A-Z of cartography

During June and July 2018 we’ll be bringing you the #AZCartography from our GeoDataViz team.

Starting on Monday 4 June we’ll be sharing three hints and tips with you each week to guide you through the world of cartography.

A – Analysis

Geographic data can be used to perform geographical analysis. This is often performed using Geographic Information Software (GIS) and can be used to help you perform map-based analysis, answering and addressing numerous questions about your data. 

B - Boundaries

Boundaries on a map are normally used to represent the division between one entity or political unit from another, and are usually represented by a line. Boundaries are a good source for creating thematic maps which generally focus on a particular theme connected with a geographical area.

C - Colour

Colour plays an important part in helping aid the communication of a maps layers.
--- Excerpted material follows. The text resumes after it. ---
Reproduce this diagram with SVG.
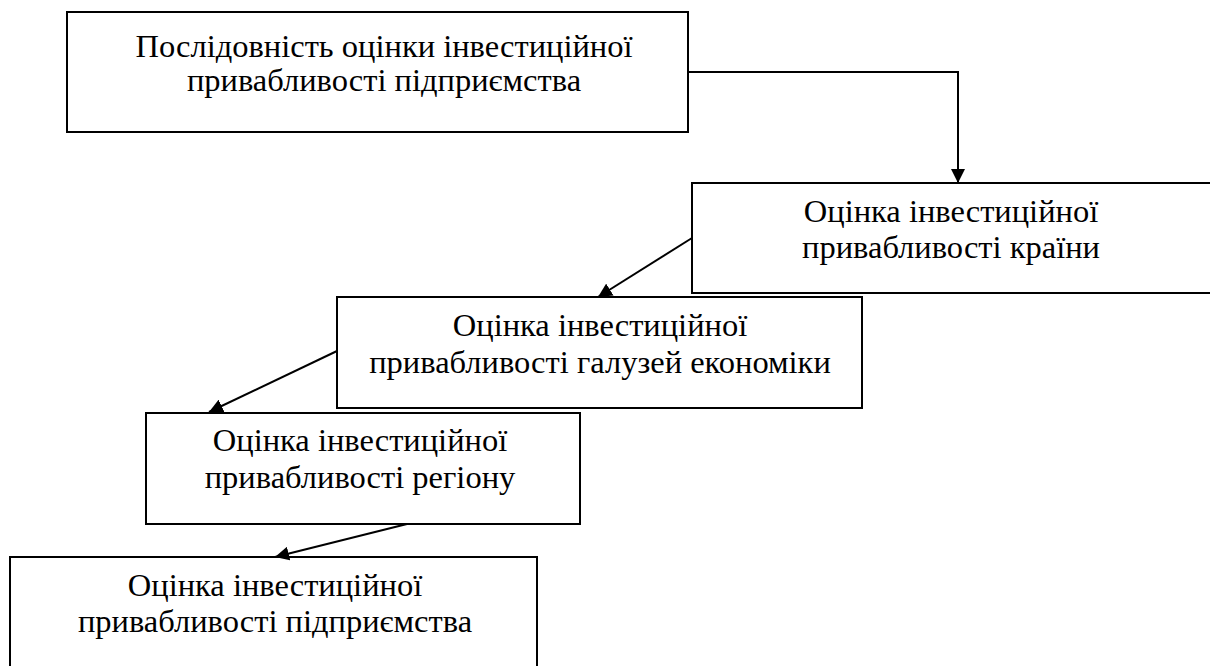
<svg xmlns="http://www.w3.org/2000/svg" width="1210" height="666" viewBox="0 0 1210 666">
<defs>
<style>
.box{fill:#fff;stroke:#000;stroke-width:2}
.t{font-family:"Liberation Serif","Times New Roman",serif;font-size:32.5px;fill:#000;text-anchor:middle}
.c{fill:none;stroke:#000;stroke-width:2}
</style>
<marker id="ah" markerWidth="14" markerHeight="14" refX="14" refY="7" orient="auto" markerUnits="userSpaceOnUse">
<path d="M0,0 L14,7 L0,14 Z" fill="#000"/>
</marker>
</defs>
<rect width="1210" height="666" fill="#fff"/>
<g id="n1"><rect class="box" x="67" y="12" width="621" height="120"/>
<text class="t" x="384" y="57">Послідовність оцінки інвестиційної</text>
<text class="t" x="384" y="91">привабливості підприємства</text></g>
<g id="n2"><rect class="box" x="692" y="183" width="520" height="110"/>
<text class="t" x="951" y="222">Оцінка інвестиційної</text>
<text class="t" x="951" y="258">привабливості країни</text></g>
<g id="n3"><rect class="box" x="337" y="297" width="525" height="111"/>
<text class="t" x="600" y="336">Оцінка інвестиційної</text>
<text class="t" x="600" y="373">привабливості галузей економіки</text></g>
<g id="n4"><rect class="box" x="146" y="413" width="434" height="111"/>
<text class="t" x="360" y="451">Оцінка інвестиційної</text>
<text class="t" x="360" y="488">привабливості регіону</text></g>
<g id="n5"><rect class="box" x="10" y="557" width="527" height="112"/>
<text class="t" x="275" y="596">Оцінка інвестиційної</text>
<text class="t" x="275" y="632">привабливості підприємства</text></g>
<g id="connectors">
<path class="c" d="M688,72 H958 V183" marker-end="url(#ah)"/>
<path class="c" d="M692,238 L598,297" marker-end="url(#ah)"/>
<path class="c" d="M337,351 L209,412" marker-end="url(#ah)"/>
<path class="c" d="M407,524 L275,557" marker-end="url(#ah)"/>
</g>
</svg>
It can be used to help provide familiarity between the real world and its representation on a map and can make the important elements of your map stand out. The OS GDV toolkit offers some useful guidance.

D - Data

Geographic data is information describing the location and attributes of real world things including their shapes and representation. This data comes in a range of formats and can be used to make maps, solve problems, provide insights and more.

E - Elevation

Elevation is the distance above sea level and is most commonly depicted through a topographical map. It is usually measured in metres or feet and can be shown by contour lines, bands of colour or by numbers giving the exact elevation.

F - Fonts

The right font choice is an important part of the map design process. With so many to choose from, it is easy to get it wrong so try to keep it simple. Don’t clutter your map with a range of different fonts and only use fonts that are still legible at smaller sizes.

G - GIS

A geographic information system is used for capturing, storing, analysing and displaying spatial or geographic data. It can be used to link seemingly unrelated data, helping you better understand spatial patterns and relationships.